Alternative economists argue that the genuine benefit of corporations (their ability to pool capital to achieve socially useful purposes) could be better achieved through cooperatives — which have a long history of success. Credit unions are cooperative banks; some utilities operate as cooperatives; and there are also housing, manufacturing, and agricultural cooperatives.
54
The following seven principles are central to the cooperative movement:

1. Voluntary and open membership,

2. Democratic member control,

3. Member economic participation,

4. Autonomy and independence,

5. Education, training, and information,

6. Cooperation among cooperatives, and

7. Concern for community.
55

Cooperatives have the potential to avert overuse of resources by placing other values, including the interests of future generations, ahead of profit. Indeed, the organization “Coop America,” which began as a sort of cooperative of US cooperatives, in 2009 changed its name to “Green America.”

Gross National Happiness

After World War II, the industrial nations of the world set out to rebuild their economies and needed a yardstick by which to measure their progress. The index soon settled upon was the Gross National Product, or GNP — defined as the market value of all goods and services produced in one year by the labor and property supplied by the residents of a given country. A similar measure, Gross Domestic Product, or GDP (which defines production based on its geographic location rather than its ownership) is more often used today; when considered globally, GDP and GNP are equivalent terms.

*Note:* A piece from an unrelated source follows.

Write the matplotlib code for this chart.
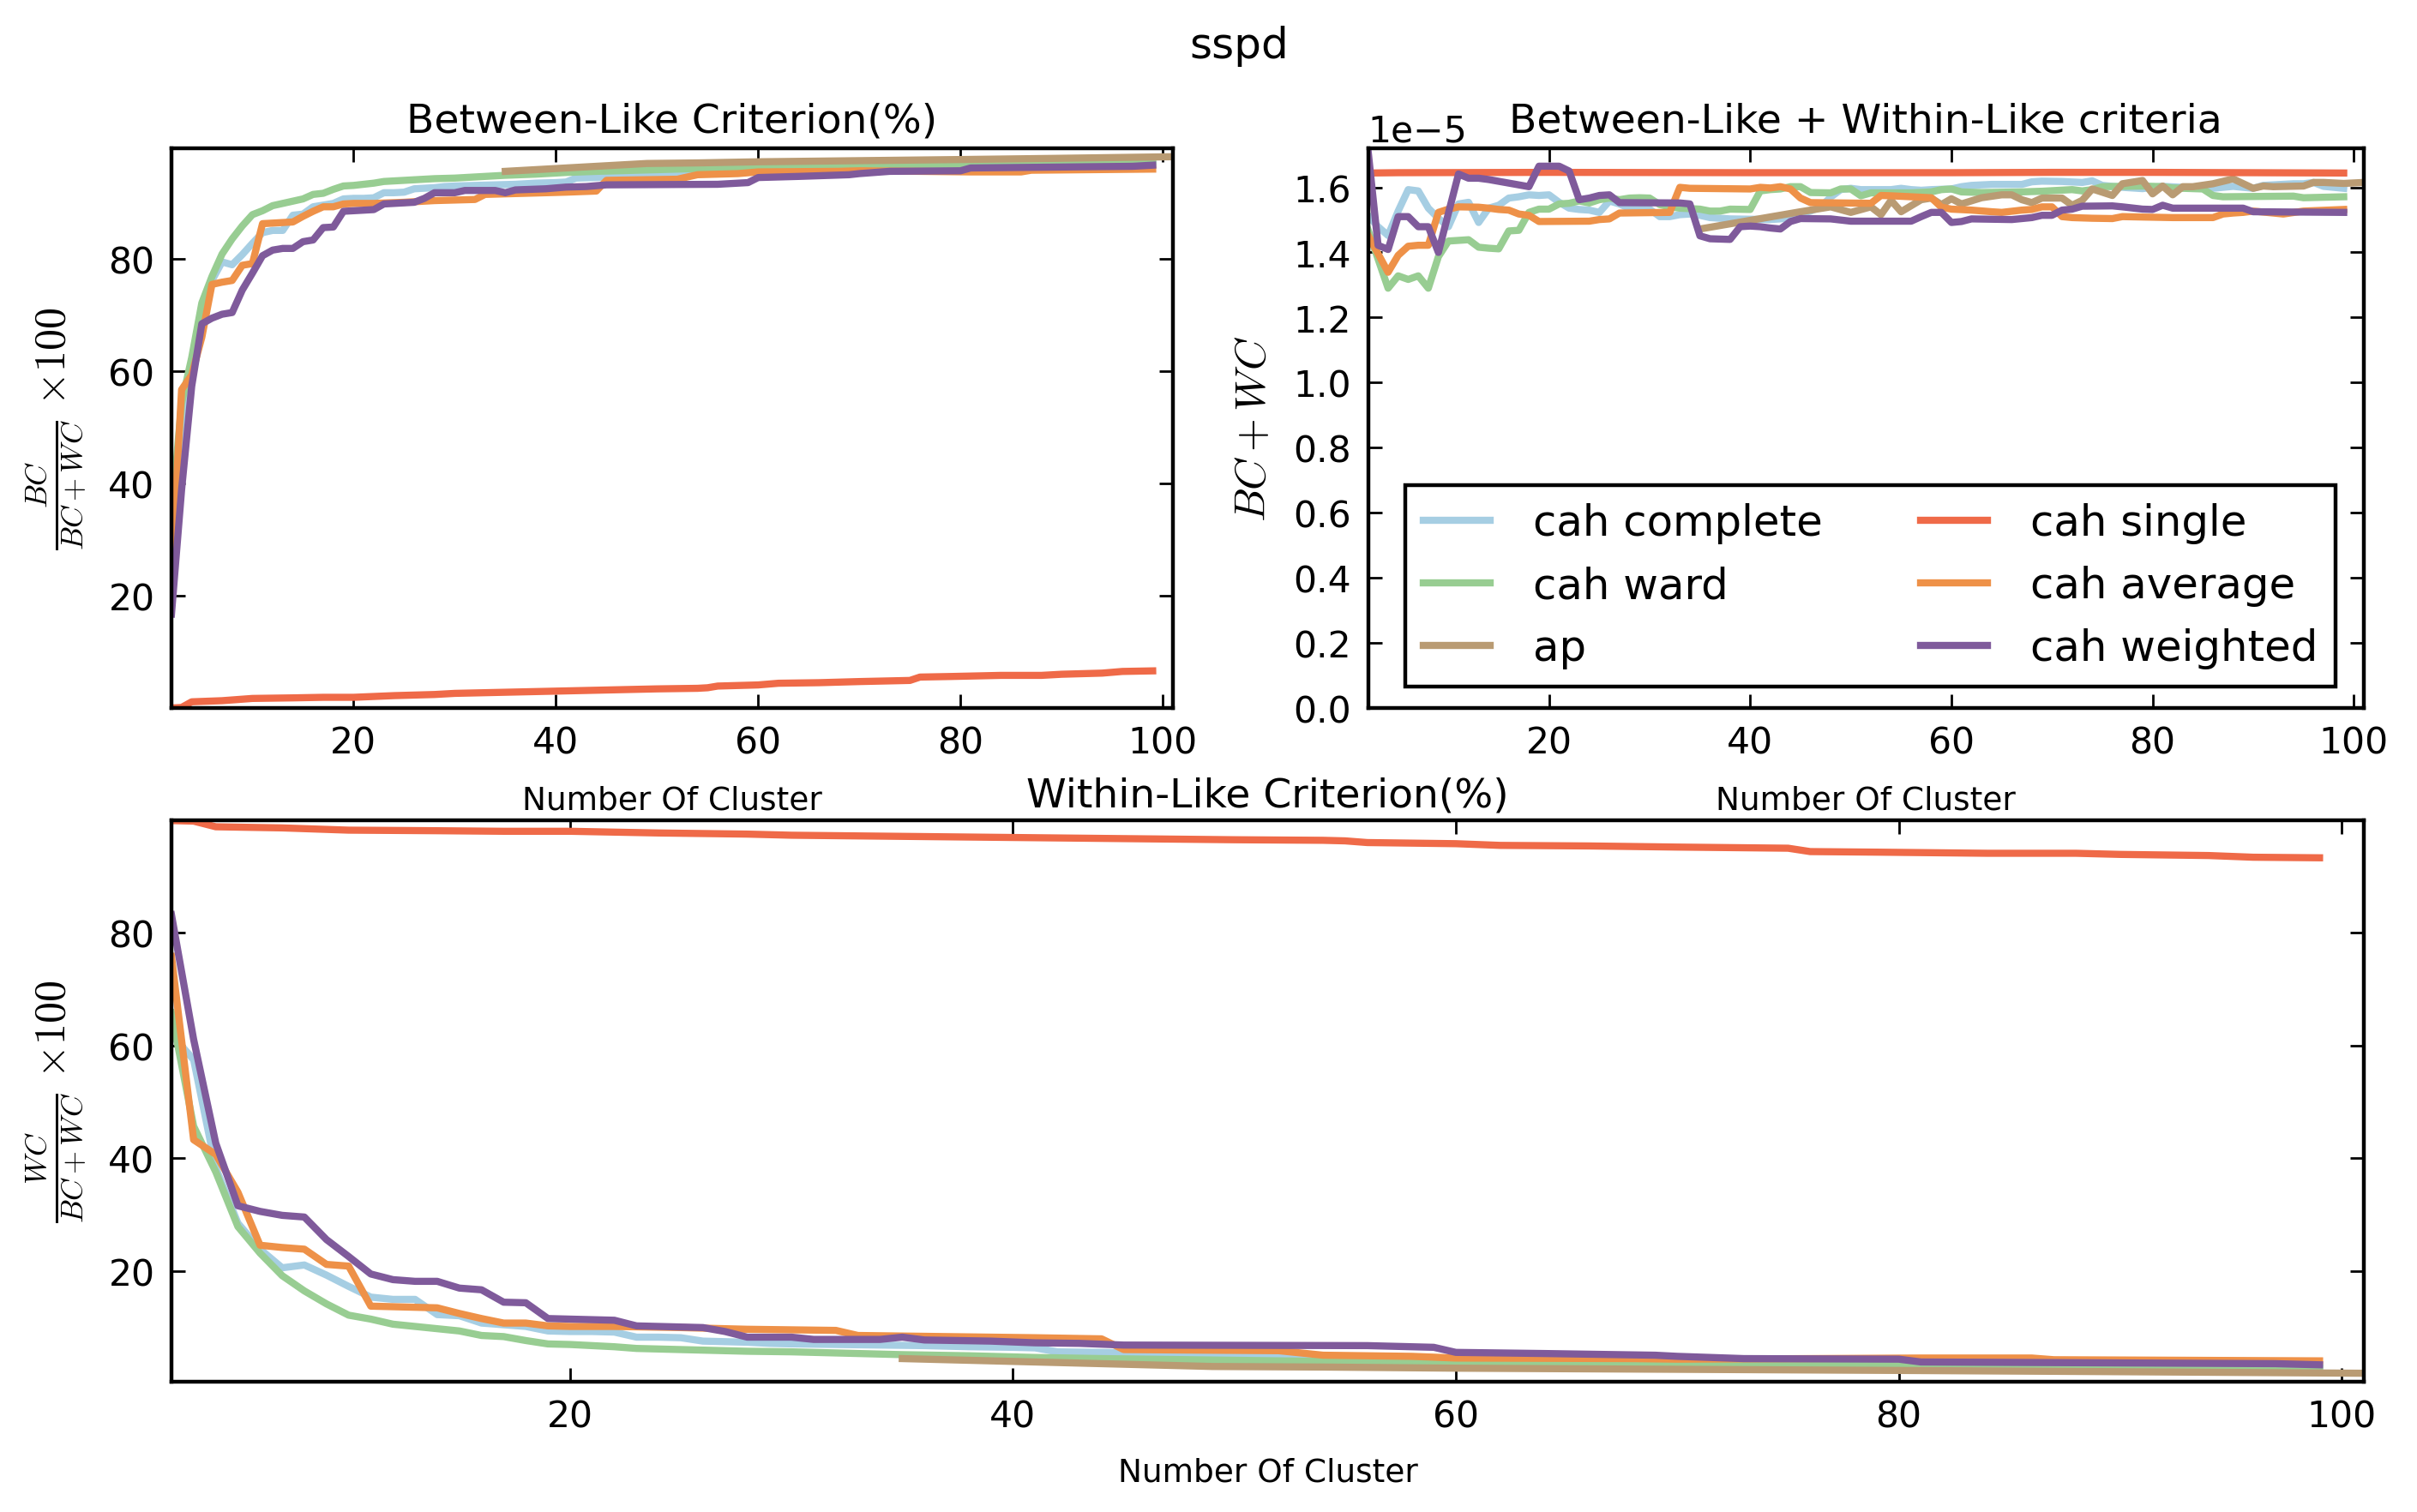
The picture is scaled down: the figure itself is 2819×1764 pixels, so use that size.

GDP made the practical work of economists much simpler: If the number went up, then all was well, whereas a decline meant that something had gone wrong.

Within a couple of decades, however, questions began to be raised about GDP: perhaps it was
too
simple. Four of the main objections:

• Increasing self-reliance means decreasing GDP. If you eat at home more, you are failing to do your part to grow the GDP; if you grow your own food, you’re doing so at the expense of GDP. Any advertising campaign that aims to curb consumption hurts GDP: for example, vigorous anti-smoking campaigns result in fewer people buying cigarettes, which decreases GDP.

• GDP does not distinguish between waste, luxury, and a satisfaction of fundamental needs.

• GDP does not guarantee the meaningfulness of what is being made, bought, and sold. Therefore GDP does not correlate well with quality of life measures.

• GDP is “
Gross
Domestic Product”; there is no accounting for the distribution of costs and benefits. If 95 percent of people live in abject poverty while 5 percent live in extreme opulence, GDP does not reveal the fact.